Banks have recovered from 2007-08 but stresses are already appearing in more obscure pockets of dollar-based FX and rates markets that are hitting levels more associated with periods of crisis. The premium for dollars over yen in the cross currency basis market is its highest in years.
Spreads between Libor rates and overnight index swap (OIS) rates, broadly a measure of investors’ perception of credit risk in the banking system, are also widening. In normal conditions, Libor/OIS spreads should be virtually zero.
STOCKS
World stocks are in their longest bull run in history that began on 9 March, 2009. But Wall Street’s peak was reached over a year ago, profit growth has slumped, and companies are reluctant to reinvest their record cash piles.

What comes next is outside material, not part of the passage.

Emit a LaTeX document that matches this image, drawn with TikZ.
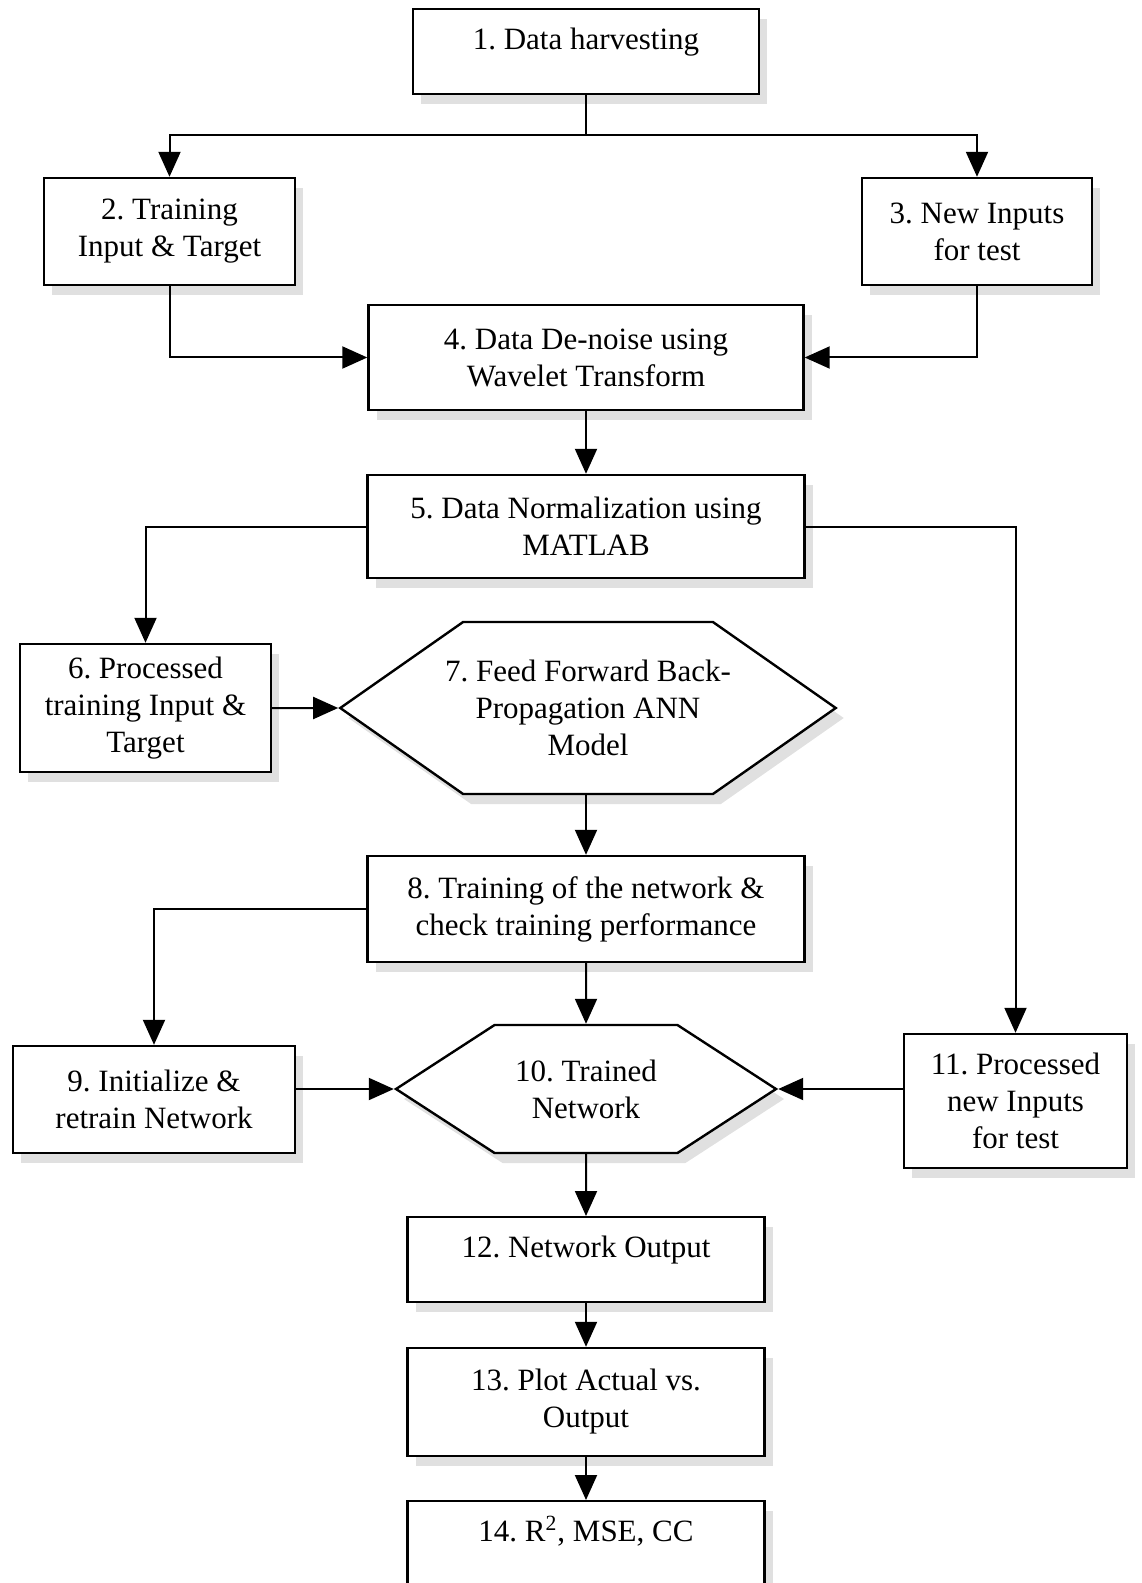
\documentclass[tikz,border=0pt]{standalone}
\usepackage{xcolor}
\usepackage{fontspec}
\setmainfont{Liberation Serif}
\usetikzlibrary{arrows.meta,shapes.symbols,shadows}
\definecolor{flowshadow}{gray}{0.88}
\frenchspacing

\begin{document}
\begin{tikzpicture}[x=0.5pt,y=-0.5pt,
  every node/.style={font=\fontsize{15.5}{18.5}\selectfont,align=center},
  stage/.style={draw,line width=1.2pt,fill=white,inner sep=2pt,
    drop shadow={shadow xshift=4pt,shadow yshift=-5pt,fill=flowshadow,opacity=1}},
  topstage/.style={stage,anchor=north,inner ysep=0pt,text height=20pt,text depth=22.5pt},
  annbox/.style={stage,shape=signal,signal to=west and east},
  link/.style={line width=1pt},
  flow/.style={link,-{Triangle[length=12.5pt,width=11pt]}}]
  \useasboundingbox (0,0) rectangle (1141,1583);

  % stages
  \node[topstage,minimum width=173pt] (box1) at (586,8) {1. Data harvesting};
  \node[stage,minimum width=125.5pt,minimum height=53.5pt] (box2) at (169.5,231.5) {2. Training\\Input \& Target};
  \node[stage,minimum width=115pt,minimum height=53.5pt] (box3) at (977,231.5) {3. New Inputs\\for test};
  \node[stage,minimum width=217.5pt,minimum height=52.5pt] (box4) at (586,357.5) {4. Data De-noise using\\Wavelet Transform};
  \node[stage,minimum width=218.5pt,minimum height=51.5pt] (box5) at (586,526.5) {5. Data Normalization using\\MATLAB};
  \node[stage,minimum width=125.5pt,minimum height=64pt] (box6) at (145.5,708) {6. Processed\\training Input \&\\Target};
  \node[annbox,inner xsep=-9pt,minimum height=86pt,signal pointer angle=70] (hex7) at (588,708) {7. Feed Forward Back-\\Propagation ANN\\Model};
  \node[stage,minimum width=218.5pt,minimum height=53pt] (box8) at (586,909) {8. Training of the network \&\\check training performance};
  \node[stage,minimum width=141pt,minimum height=53.5pt] (box9) at (154,1099.5) {9. Initialize \&\\retrain Network};
  \node[annbox,minimum width=190pt,minimum height=64pt,signal pointer angle=66] (hex10) at (586,1089) {10. Trained\\Network};
  \node[stage,minimum width=111.5pt,minimum height=67pt] (box11) at (1015.5,1101) {11. Processed\\new Inputs\\for test};
  \node[topstage,minimum width=178.5pt] (box12) at (586,1216) {12. Network Output};
  \node[stage,minimum width=178.5pt,minimum height=54pt] (box13) at (586,1402) {13. Plot Actual vs.\\Output};
  \node[topstage,minimum width=178.5pt] (box14) at (586,1500) {14. R\textsuperscript{2}, MSE, CC};

  % connectors
  \coordinate (split) at (586,135);
  \draw[link] (box1) -- (split);
  \draw[flow] (split) -| (box2);
  \draw[flow] (split) -| (box3);
  \draw[flow] (box2) |- (box4);
  \draw[flow] (box3) |- (box4);
  \draw[flow] (box4) -- (box5);
  \draw[flow] (box5) -| (box6);
  \draw[flow] (box5) -| (box11);
  \draw[flow] (box6) -- (hex7);
  \draw[flow] (hex7.south -| box8.north) -- (box8);
  \draw[flow] (box8) -| (box9);
  \draw[flow] (box8) -- (hex10);
  \draw[flow] (hex10.west -| box9.east) -- (hex10.west);
  \draw[flow] (hex10.east -| box11.west) -- (hex10.east);
  \draw[flow] (hex10) -- (box12);
  \draw[flow] (box12) -- (box13);
  \draw[flow] (box13) -- (box14);
\end{tikzpicture}
\end{document}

European stocks are down 13 percent this year, Japan down 20 percent, and Wall Street is flat. Would they be able to withstand the political, economic and investment shock a Brexit would likely deliver, especially with risk appetite so fragile?
CURRENCIES
Like 2008, a vote for Brexit would almost certainly increase demand for the pre-eminent currency in global trade, banking and financial market trading: the dollar.
Dollar credit to non-U.S. banks stands at almost $10 trillion, according to the Bank for International Settlements, of which $3.3 trillion is in emerging markets. A stronger dollar will increase the overall debt burden for these companies, and many emerging market countries, who would be forced to draw down their FX reserves to counter the expected capital outflow and downward pressure on their currencies.
Japan’s yen, another safe-haven currency, would probably rise too, perhaps as much as 14 percent, according to Goldman Sachs. This would not be welcome in Tokyo, where policymakers are struggling to kill off deflation once and for all, stoke inflation, reflate the economy and heal the banking system. A higher exchange rate would be damaging on all those fronts.